* START *

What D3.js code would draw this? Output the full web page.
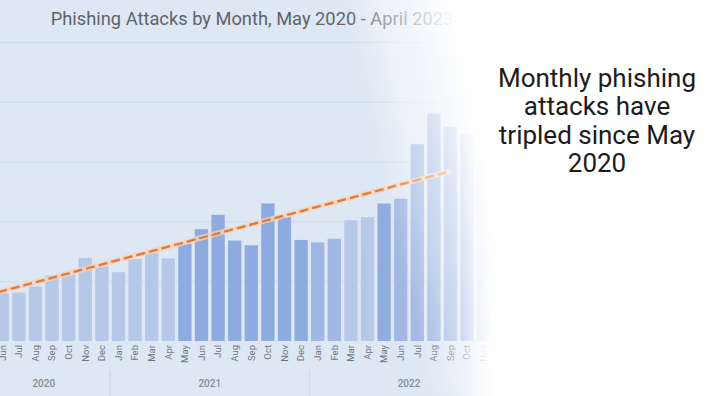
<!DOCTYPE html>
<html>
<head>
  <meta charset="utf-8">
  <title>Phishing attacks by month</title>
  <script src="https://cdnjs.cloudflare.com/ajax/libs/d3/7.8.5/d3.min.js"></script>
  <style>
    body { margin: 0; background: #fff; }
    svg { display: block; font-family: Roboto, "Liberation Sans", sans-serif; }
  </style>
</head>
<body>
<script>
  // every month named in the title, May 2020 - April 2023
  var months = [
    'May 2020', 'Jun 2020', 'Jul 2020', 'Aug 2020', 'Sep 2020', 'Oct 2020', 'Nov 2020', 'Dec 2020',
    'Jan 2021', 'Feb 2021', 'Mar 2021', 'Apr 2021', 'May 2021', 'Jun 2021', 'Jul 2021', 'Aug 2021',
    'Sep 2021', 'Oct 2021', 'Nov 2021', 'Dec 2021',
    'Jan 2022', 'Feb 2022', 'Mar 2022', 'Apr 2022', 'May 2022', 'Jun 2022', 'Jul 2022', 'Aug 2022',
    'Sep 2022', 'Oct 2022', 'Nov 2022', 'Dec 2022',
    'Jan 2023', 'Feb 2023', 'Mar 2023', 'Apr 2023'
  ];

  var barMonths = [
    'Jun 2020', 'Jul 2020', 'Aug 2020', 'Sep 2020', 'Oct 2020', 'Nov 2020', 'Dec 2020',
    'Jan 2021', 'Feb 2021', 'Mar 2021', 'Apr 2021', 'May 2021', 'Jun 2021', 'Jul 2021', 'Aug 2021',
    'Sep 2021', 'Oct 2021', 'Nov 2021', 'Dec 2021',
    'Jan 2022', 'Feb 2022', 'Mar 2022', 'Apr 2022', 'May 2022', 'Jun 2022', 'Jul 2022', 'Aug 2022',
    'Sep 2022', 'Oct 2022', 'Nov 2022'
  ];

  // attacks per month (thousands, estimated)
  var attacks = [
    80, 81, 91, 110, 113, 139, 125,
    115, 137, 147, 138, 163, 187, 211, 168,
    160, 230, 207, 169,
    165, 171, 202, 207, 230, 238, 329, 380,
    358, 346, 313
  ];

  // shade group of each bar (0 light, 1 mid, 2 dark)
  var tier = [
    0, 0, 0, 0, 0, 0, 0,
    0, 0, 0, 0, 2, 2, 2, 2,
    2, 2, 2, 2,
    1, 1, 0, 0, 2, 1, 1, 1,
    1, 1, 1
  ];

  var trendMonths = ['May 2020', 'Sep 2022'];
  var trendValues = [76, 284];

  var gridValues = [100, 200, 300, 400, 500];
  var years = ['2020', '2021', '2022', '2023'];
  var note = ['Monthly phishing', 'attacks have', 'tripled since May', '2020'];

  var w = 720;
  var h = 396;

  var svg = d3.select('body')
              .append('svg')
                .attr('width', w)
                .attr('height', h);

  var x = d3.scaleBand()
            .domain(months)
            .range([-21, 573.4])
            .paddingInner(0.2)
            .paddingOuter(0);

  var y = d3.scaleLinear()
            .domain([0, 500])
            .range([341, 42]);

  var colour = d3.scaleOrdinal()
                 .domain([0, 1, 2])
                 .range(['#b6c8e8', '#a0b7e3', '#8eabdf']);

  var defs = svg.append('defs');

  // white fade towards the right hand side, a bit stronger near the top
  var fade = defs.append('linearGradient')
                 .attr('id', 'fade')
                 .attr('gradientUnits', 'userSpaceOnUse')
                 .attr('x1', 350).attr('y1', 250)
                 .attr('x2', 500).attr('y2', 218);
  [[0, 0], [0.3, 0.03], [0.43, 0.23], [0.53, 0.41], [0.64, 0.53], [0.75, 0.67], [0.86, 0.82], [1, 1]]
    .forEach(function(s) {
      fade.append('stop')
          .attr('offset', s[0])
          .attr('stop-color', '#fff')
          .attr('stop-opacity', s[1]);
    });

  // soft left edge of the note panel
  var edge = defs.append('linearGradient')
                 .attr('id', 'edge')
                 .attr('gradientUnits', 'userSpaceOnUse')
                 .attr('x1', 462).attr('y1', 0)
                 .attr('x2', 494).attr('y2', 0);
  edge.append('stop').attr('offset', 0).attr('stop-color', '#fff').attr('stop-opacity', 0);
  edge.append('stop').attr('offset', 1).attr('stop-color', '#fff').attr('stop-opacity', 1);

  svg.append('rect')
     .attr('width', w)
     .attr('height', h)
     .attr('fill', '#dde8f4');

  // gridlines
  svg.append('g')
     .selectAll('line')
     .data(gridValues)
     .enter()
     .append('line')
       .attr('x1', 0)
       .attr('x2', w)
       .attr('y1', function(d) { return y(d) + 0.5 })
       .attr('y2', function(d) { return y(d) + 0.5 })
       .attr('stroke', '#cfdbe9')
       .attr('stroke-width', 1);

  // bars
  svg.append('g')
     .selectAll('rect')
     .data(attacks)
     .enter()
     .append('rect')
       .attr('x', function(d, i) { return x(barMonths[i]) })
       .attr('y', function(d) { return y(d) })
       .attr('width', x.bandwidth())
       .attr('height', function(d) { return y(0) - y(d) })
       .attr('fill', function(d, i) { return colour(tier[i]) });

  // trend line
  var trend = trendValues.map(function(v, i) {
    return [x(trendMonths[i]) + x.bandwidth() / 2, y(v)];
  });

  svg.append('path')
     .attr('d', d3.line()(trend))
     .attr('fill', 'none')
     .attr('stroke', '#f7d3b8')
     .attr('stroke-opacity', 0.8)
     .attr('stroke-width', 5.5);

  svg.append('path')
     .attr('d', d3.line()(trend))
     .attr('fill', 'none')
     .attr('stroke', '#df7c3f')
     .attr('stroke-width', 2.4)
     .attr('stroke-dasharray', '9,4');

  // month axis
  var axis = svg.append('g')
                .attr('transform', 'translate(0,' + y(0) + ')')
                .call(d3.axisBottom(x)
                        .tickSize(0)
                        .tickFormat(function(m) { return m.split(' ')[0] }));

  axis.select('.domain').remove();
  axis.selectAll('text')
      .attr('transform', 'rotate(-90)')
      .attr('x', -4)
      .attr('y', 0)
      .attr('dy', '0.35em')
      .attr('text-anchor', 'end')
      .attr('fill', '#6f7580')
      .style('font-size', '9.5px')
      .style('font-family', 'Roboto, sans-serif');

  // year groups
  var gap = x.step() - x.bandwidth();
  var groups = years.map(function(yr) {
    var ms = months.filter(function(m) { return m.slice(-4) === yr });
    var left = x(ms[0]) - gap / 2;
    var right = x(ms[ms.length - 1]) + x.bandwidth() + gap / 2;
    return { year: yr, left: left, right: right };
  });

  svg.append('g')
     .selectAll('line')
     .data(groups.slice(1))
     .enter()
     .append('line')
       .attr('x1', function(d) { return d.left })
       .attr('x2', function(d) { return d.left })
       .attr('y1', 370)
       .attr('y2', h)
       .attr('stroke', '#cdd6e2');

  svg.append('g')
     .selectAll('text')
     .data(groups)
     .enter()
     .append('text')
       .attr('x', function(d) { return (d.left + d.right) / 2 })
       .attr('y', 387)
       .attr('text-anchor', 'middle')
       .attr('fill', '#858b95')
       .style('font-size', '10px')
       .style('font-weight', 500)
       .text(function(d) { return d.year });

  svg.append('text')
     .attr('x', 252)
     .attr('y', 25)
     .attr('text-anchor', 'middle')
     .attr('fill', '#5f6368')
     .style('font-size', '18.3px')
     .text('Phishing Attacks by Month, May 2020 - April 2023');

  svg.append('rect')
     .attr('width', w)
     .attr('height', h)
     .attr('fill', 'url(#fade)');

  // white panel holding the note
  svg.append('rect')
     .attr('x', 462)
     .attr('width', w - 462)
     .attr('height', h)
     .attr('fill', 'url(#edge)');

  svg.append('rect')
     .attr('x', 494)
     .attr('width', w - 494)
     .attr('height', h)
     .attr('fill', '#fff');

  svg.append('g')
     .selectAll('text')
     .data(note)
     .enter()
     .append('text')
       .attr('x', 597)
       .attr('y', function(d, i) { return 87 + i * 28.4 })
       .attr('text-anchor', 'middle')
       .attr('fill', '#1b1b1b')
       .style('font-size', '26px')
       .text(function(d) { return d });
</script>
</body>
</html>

* END *
* START *

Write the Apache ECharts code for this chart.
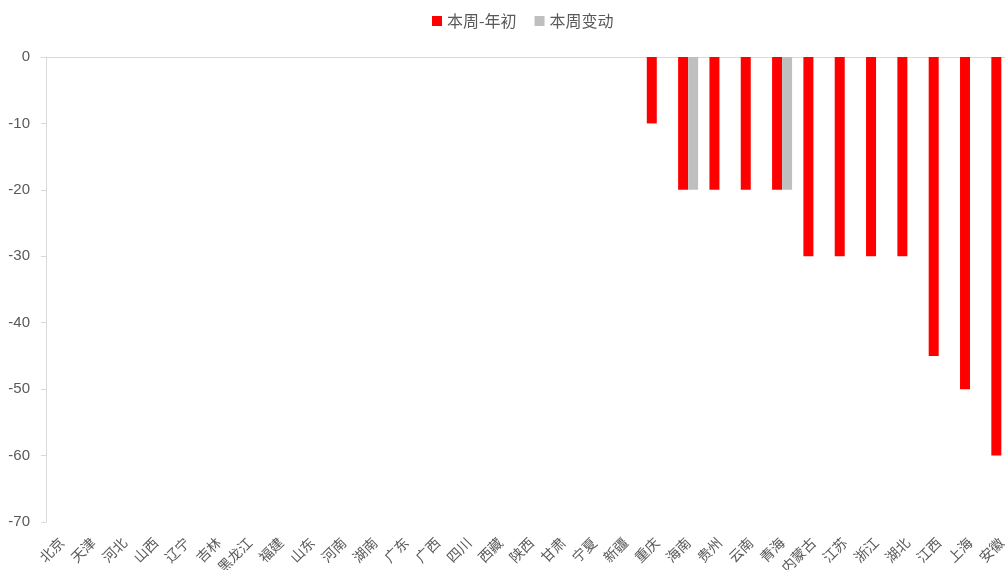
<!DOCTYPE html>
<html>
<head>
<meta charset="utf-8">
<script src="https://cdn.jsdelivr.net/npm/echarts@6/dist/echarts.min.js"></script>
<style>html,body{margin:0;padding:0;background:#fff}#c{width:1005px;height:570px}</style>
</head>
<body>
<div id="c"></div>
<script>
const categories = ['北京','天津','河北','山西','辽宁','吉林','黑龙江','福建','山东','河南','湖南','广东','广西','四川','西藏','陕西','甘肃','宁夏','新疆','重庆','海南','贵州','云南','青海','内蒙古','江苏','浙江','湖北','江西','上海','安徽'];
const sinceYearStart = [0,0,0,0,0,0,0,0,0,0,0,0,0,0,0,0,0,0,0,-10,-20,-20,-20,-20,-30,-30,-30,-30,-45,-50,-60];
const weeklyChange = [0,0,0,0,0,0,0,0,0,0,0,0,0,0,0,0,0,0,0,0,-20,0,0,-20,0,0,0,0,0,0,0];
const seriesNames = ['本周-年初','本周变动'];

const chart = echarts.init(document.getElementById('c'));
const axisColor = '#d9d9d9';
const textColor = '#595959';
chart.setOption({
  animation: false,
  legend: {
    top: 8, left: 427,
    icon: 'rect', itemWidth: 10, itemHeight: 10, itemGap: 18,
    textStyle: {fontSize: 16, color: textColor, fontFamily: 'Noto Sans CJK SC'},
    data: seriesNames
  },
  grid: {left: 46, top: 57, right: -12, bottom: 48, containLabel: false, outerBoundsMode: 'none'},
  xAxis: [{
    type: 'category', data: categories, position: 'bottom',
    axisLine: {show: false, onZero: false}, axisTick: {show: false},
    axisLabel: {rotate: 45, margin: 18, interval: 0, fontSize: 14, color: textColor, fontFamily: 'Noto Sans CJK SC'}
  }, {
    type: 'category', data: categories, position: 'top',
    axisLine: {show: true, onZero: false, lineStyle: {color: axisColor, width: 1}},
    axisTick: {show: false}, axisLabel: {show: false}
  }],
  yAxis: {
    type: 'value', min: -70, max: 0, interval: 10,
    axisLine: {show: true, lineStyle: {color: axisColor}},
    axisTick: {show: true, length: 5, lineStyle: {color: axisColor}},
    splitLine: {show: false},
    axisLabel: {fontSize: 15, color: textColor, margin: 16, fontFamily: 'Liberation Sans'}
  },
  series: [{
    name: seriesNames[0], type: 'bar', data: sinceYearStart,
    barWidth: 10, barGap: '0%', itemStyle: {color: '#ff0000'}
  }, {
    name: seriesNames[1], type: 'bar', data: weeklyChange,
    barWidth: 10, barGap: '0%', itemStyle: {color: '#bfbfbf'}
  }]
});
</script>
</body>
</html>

* END *

Retype, word for word, only the lines from the one containing "Write the Apache ECharts code for this chart." through the one containing "const seriesNames = ['本周-年初','本周变动'];", both included, and leave out any pictures.

Write the Apache ECharts code for this chart.
<!DOCTYPE html>
<html>
<head>
<meta charset="utf-8">
<script src="https://cdn.jsdelivr.net/npm/echarts@6/dist/echarts.min.js"></script>
<style>html,body{margin:0;padding:0;background:#fff}#c{width:1005px;height:570px}</style>
</head>
<body>
<div id="c"></div>
<script>
const categories = ['北京','天津','河北','山西','辽宁','吉林','黑龙江','福建','山东','河南','湖南','广东','广西','四川','西藏','陕西','甘肃','宁夏','新疆','重庆','海南','贵州','云南','青海','内蒙古','江苏','浙江','湖北','江西','上海','安徽'];
const sinceYearStart = [0,0,0,0,0,0,0,0,0,0,0,0,0,0,0,0,0,0,0,-10,-20,-20,-20,-20,-30,-30,-30,-30,-45,-50,-60];
const weeklyChange = [0,0,0,0,0,0,0,0,0,0,0,0,0,0,0,0,0,0,0,0,-20,0,0,-20,0,0,0,0,0,0,0];
const seriesNames = ['本周-年初','本周变动'];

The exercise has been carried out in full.